Panama papers: huge Mossack Fonseca leak

Governments across the world began investigating possible financial wrongdoing by the rich and powerful on Monday following a leak of documents from a Panamanian law firm.

Governments across the world began investigating possible financial wrongdoing by the rich and powerful on Monday following a leak of documents from a Panamanian law firm which allegedly showed how clients avoided tax or laundered money.

The documents detailed schemes involving an array of figures from friends of Russian President Vladimir Putin to relatives of the prime ministers of Britain, Iceland and Pakistan and as well as the president of Ukraine, journalists who received them said.

While the “Panama Papers” detail complex financial arrangements benefitting the world’s elite, they do not necessarily mean the schemes were all illegal.

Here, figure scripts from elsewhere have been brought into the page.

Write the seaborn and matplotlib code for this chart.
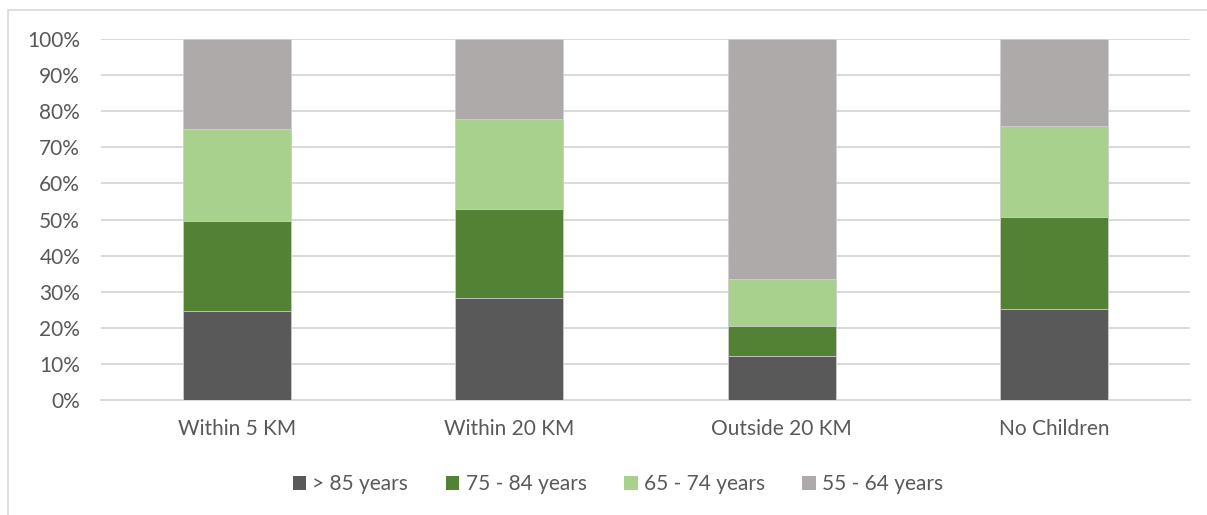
import matplotlib
matplotlib.use("Agg")
import matplotlib.pyplot as plt
from matplotlib.patches import Patch, Rectangle
from matplotlib.ticker import PercentFormatter
import numpy as np
import pandas as pd
import seaborn as sns

# Share of respondents by age group, for each distance to children
categories = ["Within 5 KM", "Within 20 KM", "Outside 20 KM", "No Children"]
series_names = ["> 85 years", "75 - 84 years", "65 - 74 years", "55 - 64 years"]
over_85 = [24.6, 28.2, 12.1, 25.2]
age_75_84 = [25.1, 24.7, 8.5, 25.5]
age_65_74 = [25.3, 24.9, 12.8, 25.1]
age_55_64 = [25.0, 22.2, 66.6, 24.2]
colors = ["#595959", "#548235", "#A9D18E", "#AEAAAA"]

sns.set_theme(style="white")
plt.rcParams["font.family"] = ["Lato", "DejaVu Sans"]
text_color = "#595959"
font_size = 15

values = np.array([over_85, age_75_84, age_65_74, age_55_64])
cumulative = values.cumsum(axis=0)

fig = plt.figure(figsize=(12.07, 5.15), dpi=100)
ax = fig.add_axes([101 / 1207, 1 - 400 / 515, (1190 - 101) / 1207, (400 - 39) / 515])

# Stack by drawing cumulative totals from the top segment down
for i in reversed(range(len(series_names))):
    df = pd.DataFrame({"category": categories, "value": cumulative[i] / 100.0})
    sns.barplot(data=df, x="category", y="value", color=colors[i], width=0.397,
                saturation=1, edgecolor="#d0d0d0", linewidth=0.6, ax=ax, zorder=3)

ax.set_ylim(0, 1)
ax.set_xlim(-0.5, len(categories) - 0.5)
ax.set_yticks(np.linspace(0, 1, 11))
ax.yaxis.set_major_formatter(PercentFormatter(1.0, decimals=0))
ax.grid(axis="y", color="#D9D9D9", linewidth=1.4, zorder=0)
ax.set_axisbelow(True)
for side in ["top", "right", "left"]:
    ax.spines[side].set_visible(False)
ax.spines["bottom"].set_color("#D9D9D9")
ax.spines["bottom"].set_linewidth(1.4)
ax.set_xlabel("")
ax.set_ylabel("")
ax.tick_params(axis="y", length=0, pad=15, labelsize=font_size, labelcolor=text_color)
ax.tick_params(axis="x", length=0, pad=14, labelsize=font_size, labelcolor=text_color)

handles = [Patch(facecolor=c, edgecolor="none") for c in colors]
fig.legend(handles, series_names, loc="center", bbox_to_anchor=(618 / 1207, 1 - 484 / 515),
           ncol=4, frameon=False, fontsize=font_size, labelcolor=text_color,
           handlelength=0.65, handleheight=0.65, handletextpad=0.3, columnspacing=1.8)

# Chart area outline
fig.patches.append(Rectangle((8 / 1207, -0.1), 1.2, 1.1 - 10 / 515, transform=fig.transFigure,
                             fill=False, edgecolor="#D9D9D9", linewidth=1.2))

fig.savefig("out.png", dpi=100, facecolor="white")
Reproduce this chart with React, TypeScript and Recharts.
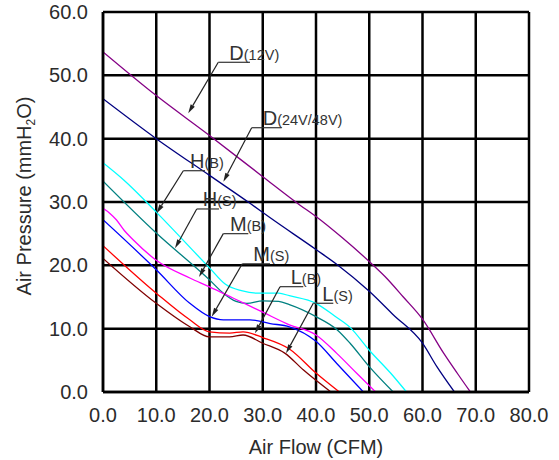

The Kremlin said the documents contained “nothing concrete and nothing new” while a spokesman for British Prime Minister David Cameron said his late father’s reported links to an offshore company were a “private matter”.

Iceland’s Prime Minister Sigmundur Gunnlaugsson could not immediately be reached for comment on the naming of his wife in connection with a secretive company in an offshore haven which brought opposition calls for him to resign.

Pakistan denied any wrongdoing by the family of Prime Minister Prime Minister Nawaz Sharif after his daughter and son were linked to offshore companies. Ukrainian President Petro Poroshenko has not commented on his reported offshore links.

Opponents said Poroshenko should be impeached for allegedly transfering his confectionary business to an offshore company in 2014, amid fierce fighting between Ukraine and pro-Russian separatists. A senior official from the General Prosecutor’s office said there was no evidence he had committed a crime.

Australia, New Zealand, India, France and Austria were among countries which said they had begun investigating the allegations, based on more than 11.5 million documents from law firm Mossack Fonseca, located in the tax haven of Panama.

Banks as well as individual clients came under the spotlight.

The documents were leaked to the International Consortium of Investigative Journalists (ICIJ) and more than 100 other news organisations.

Mossack Fonseca has denied any wrongdoing.

“I think the leak will prove to be probably the biggest blow the offshore world has ever taken because of the extent of the documents,” ICJC director Gerard Ryle said.